PC Magazine is reporting that Nvidia is putting it’s chipset business on hold due to legal issues between itself and Intel. Nvidia sock puppet PR person Robert Sherbin explains why:
“We have said that we will continue to innovate integrated solutions for Intel’s FSB architecture,” Sherbin said in an email. “We firmly believe that this market has a long healthy life ahead. But because of Intel’s improper claims to customers and the market that we aren’t licensed to the new DMI bus and its unfair business tactics, it is effectively impossible for us to market chipsets for future CPUs. So, until we resolve this matter in court next year, we’ll postpone further chipset investments.”
Intel claims that its four-year-old chipset license with Nvidia does not cover the “Nehalem,” or Core series of microprocessors. Nvidia disagrees, and the matter will be hashed out in court in 2010. Nvidia still sells chipsets specifically designed for AMD’s line of processors, but has halted further development as well.
So, anybody who wants a chipset to work with an AMD or and Intel process is not going to Nvidia. That may pose a problem for Apple who uses Nvidia chipsets in Macs because they offer a performance improvement of similar Intel chipsets.
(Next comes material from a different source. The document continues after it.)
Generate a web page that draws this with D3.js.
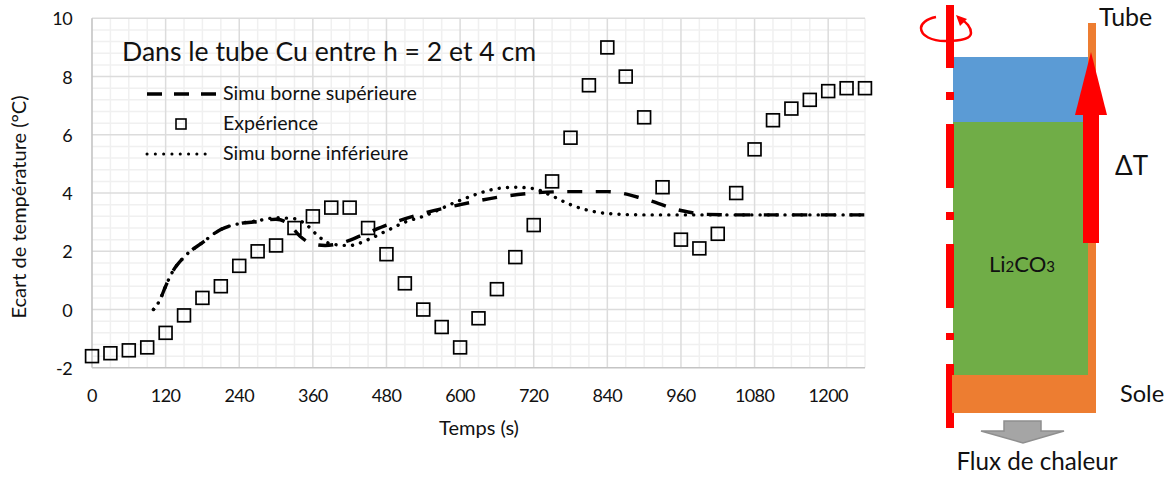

The same report also claims that Nvidia is also exiting the mid- and high-end standalone graphics card market, although the company has apparently called the rumor “patently untrue”. Sure, I remember not to long ago that rumors that it was leaving the chipset business were “groundless” according to Nvidia and today we have them leaving the chipset business. So take that denial for what it’s worth.